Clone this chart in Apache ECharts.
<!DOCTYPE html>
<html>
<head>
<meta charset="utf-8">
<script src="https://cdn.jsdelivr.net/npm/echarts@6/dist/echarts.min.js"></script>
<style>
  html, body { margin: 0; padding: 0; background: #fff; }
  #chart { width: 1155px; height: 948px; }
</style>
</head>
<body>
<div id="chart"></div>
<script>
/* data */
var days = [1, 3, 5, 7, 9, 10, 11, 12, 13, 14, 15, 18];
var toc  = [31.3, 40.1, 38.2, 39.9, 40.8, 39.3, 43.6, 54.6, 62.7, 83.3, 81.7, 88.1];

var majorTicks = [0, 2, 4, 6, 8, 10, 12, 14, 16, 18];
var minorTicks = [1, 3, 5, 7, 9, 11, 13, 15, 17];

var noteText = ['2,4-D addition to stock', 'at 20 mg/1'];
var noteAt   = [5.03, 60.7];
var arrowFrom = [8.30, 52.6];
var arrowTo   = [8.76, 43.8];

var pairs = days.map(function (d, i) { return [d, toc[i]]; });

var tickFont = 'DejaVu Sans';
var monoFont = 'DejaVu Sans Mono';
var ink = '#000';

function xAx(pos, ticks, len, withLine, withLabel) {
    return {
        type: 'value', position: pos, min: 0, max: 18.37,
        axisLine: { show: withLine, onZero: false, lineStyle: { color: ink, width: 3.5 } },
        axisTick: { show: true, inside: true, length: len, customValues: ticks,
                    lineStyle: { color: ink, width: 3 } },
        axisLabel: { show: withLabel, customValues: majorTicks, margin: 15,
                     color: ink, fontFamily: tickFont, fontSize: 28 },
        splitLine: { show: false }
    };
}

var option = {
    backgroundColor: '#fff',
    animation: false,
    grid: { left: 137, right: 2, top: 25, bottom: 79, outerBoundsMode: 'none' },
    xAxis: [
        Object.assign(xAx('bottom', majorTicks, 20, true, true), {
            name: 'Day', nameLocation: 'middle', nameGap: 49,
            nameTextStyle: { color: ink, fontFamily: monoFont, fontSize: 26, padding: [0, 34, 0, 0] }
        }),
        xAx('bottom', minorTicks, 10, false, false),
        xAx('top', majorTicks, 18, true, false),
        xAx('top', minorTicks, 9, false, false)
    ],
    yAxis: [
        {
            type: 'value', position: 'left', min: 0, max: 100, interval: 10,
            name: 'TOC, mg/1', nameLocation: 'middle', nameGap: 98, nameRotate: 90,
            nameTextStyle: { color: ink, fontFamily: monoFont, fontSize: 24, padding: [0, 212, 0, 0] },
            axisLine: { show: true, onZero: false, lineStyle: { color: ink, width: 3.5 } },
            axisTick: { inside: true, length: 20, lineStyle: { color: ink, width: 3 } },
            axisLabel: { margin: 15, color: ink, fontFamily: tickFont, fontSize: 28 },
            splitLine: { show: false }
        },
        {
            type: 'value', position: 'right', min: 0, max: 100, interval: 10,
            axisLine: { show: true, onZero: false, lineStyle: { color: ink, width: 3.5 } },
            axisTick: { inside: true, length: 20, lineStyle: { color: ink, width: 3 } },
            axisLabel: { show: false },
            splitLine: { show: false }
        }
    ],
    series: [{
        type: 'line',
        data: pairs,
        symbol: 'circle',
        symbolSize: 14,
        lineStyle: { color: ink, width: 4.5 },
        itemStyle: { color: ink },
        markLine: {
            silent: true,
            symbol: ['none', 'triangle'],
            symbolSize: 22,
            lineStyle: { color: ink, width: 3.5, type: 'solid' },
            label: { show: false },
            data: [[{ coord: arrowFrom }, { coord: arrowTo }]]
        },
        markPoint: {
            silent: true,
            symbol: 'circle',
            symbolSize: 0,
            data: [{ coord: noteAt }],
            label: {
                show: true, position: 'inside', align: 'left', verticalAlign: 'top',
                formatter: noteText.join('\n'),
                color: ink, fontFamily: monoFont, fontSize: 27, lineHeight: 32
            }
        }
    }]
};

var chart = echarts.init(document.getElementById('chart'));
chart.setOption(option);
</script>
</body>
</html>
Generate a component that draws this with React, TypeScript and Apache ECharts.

▶ Goal:
Provide an exact reproduction of all the entries shown above.

▶ Exercise answer:
Clone this chart in Apache ECharts.
<!DOCTYPE html>
<html>
<head>
<meta charset="utf-8">
<script src="https://cdn.jsdelivr.net/npm/echarts@6/dist/echarts.min.js"></script>
<style>
  html, body { margin: 0; padding: 0; background: #fff; }
  #chart { width: 1155px; height: 948px; }
</style>
</head>
<body>
<div id="chart"></div>
<script>
/* data */
var days = [1, 3, 5, 7, 9, 10, 11, 12, 13, 14, 15, 18];
var toc  = [31.3, 40.1, 38.2, 39.9, 40.8, 39.3, 43.6, 54.6, 62.7, 83.3, 81.7, 88.1];

var majorTicks = [0, 2, 4, 6, 8, 10, 12, 14, 16, 18];
var minorTicks = [1, 3, 5, 7, 9, 11, 13, 15, 17];

var noteText = ['2,4-D addition to stock', 'at 20 mg/1'];
var noteAt   = [5.03, 60.7];
var arrowFrom = [8.30, 52.6];
var arrowTo   = [8.76, 43.8];

var pairs = days.map(function (d, i) { return [d, toc[i]]; });

var tickFont = 'DejaVu Sans';
var monoFont = 'DejaVu Sans Mono';
var ink = '#000';

function xAx(pos, ticks, len, withLine, withLabel) {
    return {
        type: 'value', position: pos, min: 0, max: 18.37,
        axisLine: { show: withLine, onZero: false, lineStyle: { color: ink, width: 3.5 } },
        axisTick: { show: true, inside: true, length: len, customValues: ticks,
                    lineStyle: { color: ink, width: 3 } },
        axisLabel: { show: withLabel, customValues: majorTicks, margin: 15,
                     color: ink, fontFamily: tickFont, fontSize: 28 },
        splitLine: { show: false }
    };
}

var option = {
    backgroundColor: '#fff',
    animation: false,
    grid: { left: 137, right: 2, top: 25, bottom: 79, outerBoundsMode: 'none' },
    xAxis: [
        Object.assign(xAx('bottom', majorTicks, 20, true, true), {
            name: 'Day', nameLocation: 'middle', nameGap: 49,
            nameTextStyle: { color: ink, fontFamily: monoFont, fontSize: 26, padding: [0, 34, 0, 0] }
        }),
        xAx('bottom', minorTicks, 10, false, false),
        xAx('top', majorTicks, 18, true, false),
        xAx('top', minorTicks, 9, false, false)
    ],
    yAxis: [
        {
            type: 'value', position: 'left', min: 0, max: 100, interval: 10,
            name: 'TOC, mg/1', nameLocation: 'middle', nameGap: 98, nameRotate: 90,
            nameTextStyle: { color: ink, fontFamily: monoFont, fontSize: 24, padding: [0, 212, 0, 0] },
            axisLine: { show: true, onZero: false, lineStyle: { color: ink, width: 3.5 } },
            axisTick: { inside: true, length: 20, lineStyle: { color: ink, width: 3 } },
            axisLabel: { margin: 15, color: ink, fontFamily: tickFont, fontSize: 28 },
            splitLine: { show: false }
        },
        {
            type: 'value', position: 'right', min: 0, max: 100, interval: 10,
            axisLine: { show: true, onZero: false, lineStyle: { color: ink, width: 3.5 } },
            axisTick: { inside: true, length: 20, lineStyle: { color: ink, width: 3 } },
            axisLabel: { show: false },
            splitLine: { show: false }
        }
    ],
    series: [{
        type: 'line',
        data: pairs,
        symbol: 'circle',
        symbolSize: 14,
        lineStyle: { color: ink, width: 4.5 },
        itemStyle: { color: ink },
        markLine: {
            silent: true,
            symbol: ['none', 'triangle'],
            symbolSize: 22,
            lineStyle: { color: ink, width: 3.5, type: 'solid' },
            label: { show: false },
            data: [[{ coord: arrowFrom }, { coord: arrowTo }]]
        },
        markPoint: {
            silent: true,
            symbol: 'circle',
            symbolSize: 0,
            data: [{ coord: noteAt }],
            label: {
                show: true, position: 'inside', align: 'left', verticalAlign: 'top',
                formatter: noteText.join('\n'),
                color: ink, fontFamily: monoFont, fontSize: 27, lineHeight: 32
            }
        }
    }]
};

var chart = echarts.init(document.getElementById('chart'));
chart.setOption(option);
</script>
</body>
</html>
Generate a component that draws this with React, TypeScript and Apache ECharts.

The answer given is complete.